■ TASK GOAL
In the data below, find each line containing the string "using" and return it.

# # # # # # #

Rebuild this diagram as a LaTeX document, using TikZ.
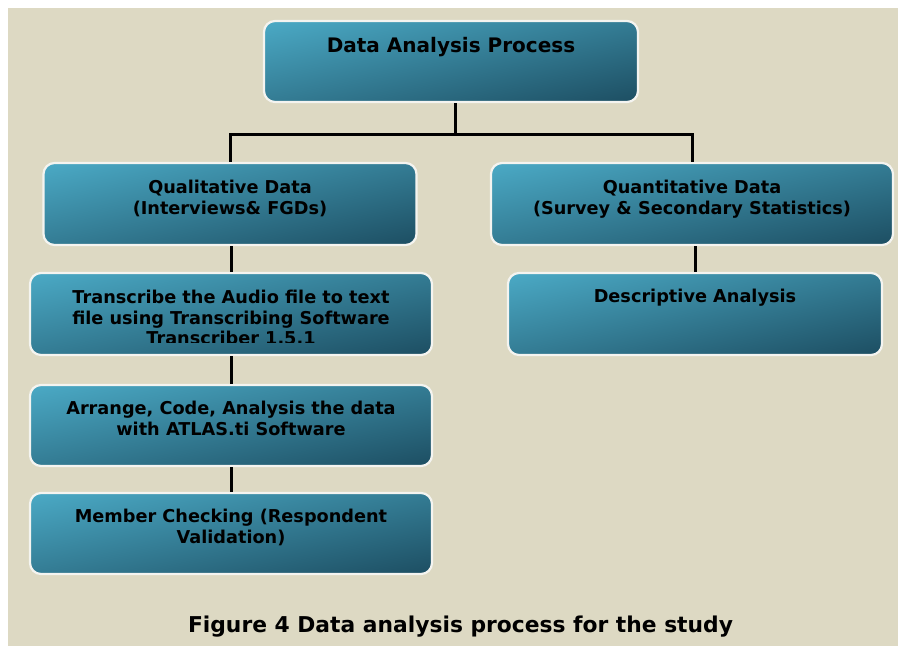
\documentclass[tikz,border=0pt]{standalone}
\usepackage{fontspec}
\setmainfont{DejaVu Sans}
\definecolor{bgtan}{HTML}{DDD9C3}
\definecolor{rim}{HTML}{F4F4F0}
\pgfdeclarefunctionalshading{tealdiag}{\pgfpoint{0bp}{0bp}}{\pgfpoint{100bp}{100bp}}{}{
  100 exch sub add 200 div
  dup -0.36 mul 0.3828 add exch
  dup -0.72 mul 0.8456 add exch
  -0.78 mul 0.9694 add
}
\tikzset{
  box/.style={rectangle, rounded corners=11pt, draw=rim, line width=2.2pt,
    shading=tealdiag, inner sep=0pt},
  lbl/.style={font=\bfseries\fontsize{17.7}{20.7}\selectfont, align=center, anchor=base, inner sep=0pt, text=black},
  ttl/.style={font=\bfseries\fontsize{20}{24}\selectfont, anchor=base, inner sep=0pt, text=black},
  figcaption/.style={font=\bfseries\fontsize{21.8}{26}\selectfont, anchor=base, inner sep=0pt, text=black},
  conn/.style={line width=3pt, black}
}
\begin{document}
\begin{tikzpicture}[x=1pt,y=-1pt]
\useasboundingbox (0,0) rectangle (898,646);
\fill[white] (0,0) rectangle (898,646);
\fill[bgtan] (8,8) rectangle (898,646);
% boxes
\node[box, minimum width=374pt, minimum height=81pt] (top) at (451,61.5) {};
\node[box, minimum width=373pt, minimum height=82pt] (qual) at (230,204) {};
\node[box, minimum width=402pt, minimum height=82pt] (quant) at (692,204) {};
\node[box, minimum width=402pt, minimum height=82pt] (trans) at (231,314) {};
\node[box, minimum width=374pt, minimum height=82pt] (desc) at (695,314) {};
\node[box, minimum width=402pt, minimum height=81pt] (arr) at (231,425.5) {};
\node[box, minimum width=402pt, minimum height=81pt] (mem) at (231,533.5) {};
% connectors
\coordinate (fork) at (455,134);
\draw[conn] (fork |- top.south) -- (fork);
\draw[conn] (qual.north) |- (fork) -| (quant.north);
\draw[conn] (trans.north |- qual.south) -- (trans.north);
\draw[conn] (trans.south) -- (arr.north);
\draw[conn] (arr.south) -- (mem.north);
\draw[conn] (desc.north |- quant.south) -- (desc.north);
% labels
\node[ttl] (ttop) at (451,52) {Data Analysis Process};
\node[lbl] (tqual) at (230,214.2) {Qualitative Data\\(Interviews\& FGDs)};
\node[lbl] (tquant) at (692,214.2) {Quantitative Data\\(Survey \& Secondary Statistics)};
\begin{scope}
\clip (30,273) rectangle (432,342);
\node[lbl] (ttrans) at (231,344.9) {Transcribe the Audio file to text\\file using Transcribing Software\\Transcriber 1.5.1};
\end{scope}
\node[lbl] (tdesc) at (695,302) {Descriptive Analysis};
\node[lbl] (tarr) at (231,435.2) {Arrange, Code, Analysis the data\\with ATLAS.ti Software};
\node[lbl] (tmem) at (231,543.2) {Member Checking (Respondent\\Validation)};
\node[figcaption] (caption) at (460.5,632) {Figure 4 Data analysis process for the study};
\end{tikzpicture}
\end{document}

# # # # # # #

■ CORRECT ANSWER
Rebuild this diagram as a LaTeX document, using TikZ.
\node[lbl] (ttrans) at (231,344.9) {Transcribe the Audio file to text\\file using Transcribing Software\\Transcriber 1.5.1};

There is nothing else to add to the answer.